Effect of initial stress on electro-magneto-thermoelastic semiconductor materials exposed to a pulsed lasers due to the interaction between electrons and holes

In the present paper, we investigate the effect of initial stress on thermoelastic waves induced by pulsed lasers, interaction between electrons and holes on semiconductor materials under the hall current and electro-magnetic field. Photo-elastic and photo-electronics deformations are taken into account when the hall current impact appears due to the magnetic field pressure on the semiconductor medium. The novelty of this work lies in formulating a new coupled dynamic model that integrates photothermal, mechanical stresses and carrier density with temperature interactions in an elastic semiconductor medium. The normal mode analysis method is applied to solve the resulting coupled differential equations, obtaining both deterministic and holes solutions.
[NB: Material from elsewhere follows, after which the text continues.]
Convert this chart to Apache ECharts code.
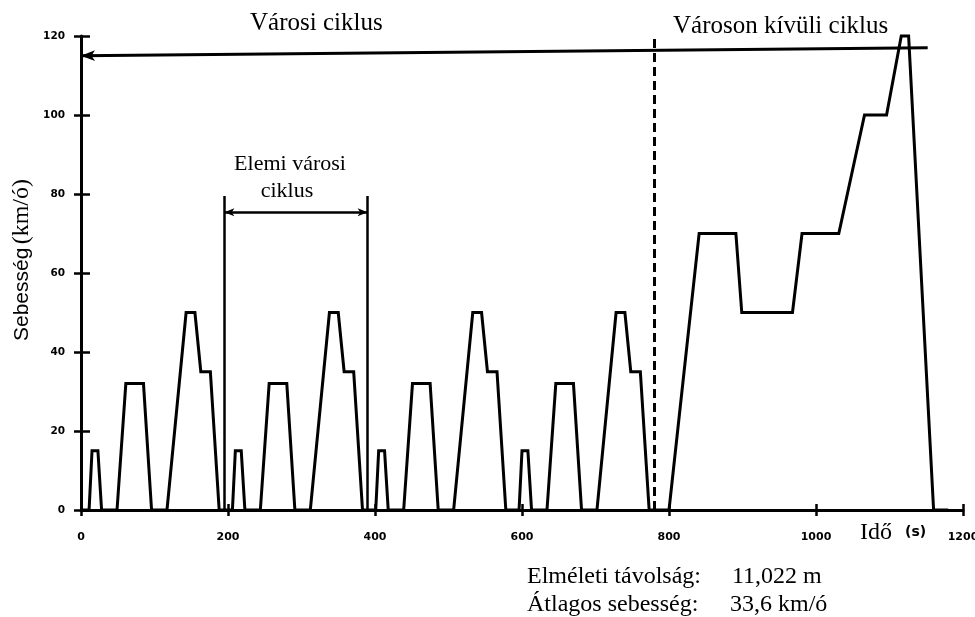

The temperature, carrier density, hole charge carrier concentration, displacement component and normal stress of these waves are obtained analytically with the use of suitable boundary conditions. Focusing on silicon (Si) material, graphical representations of numerically simulated findings using MATHEMATICA software show how hall current, laser pulse, initial stress affect the results. Additionally, GL, LS, and CTE theories are compared. The effects of initial stress, electromagnetic field and thermal on the physical quantities are examined. The variance of the quantities about their mean was illustrated numerically and graphically.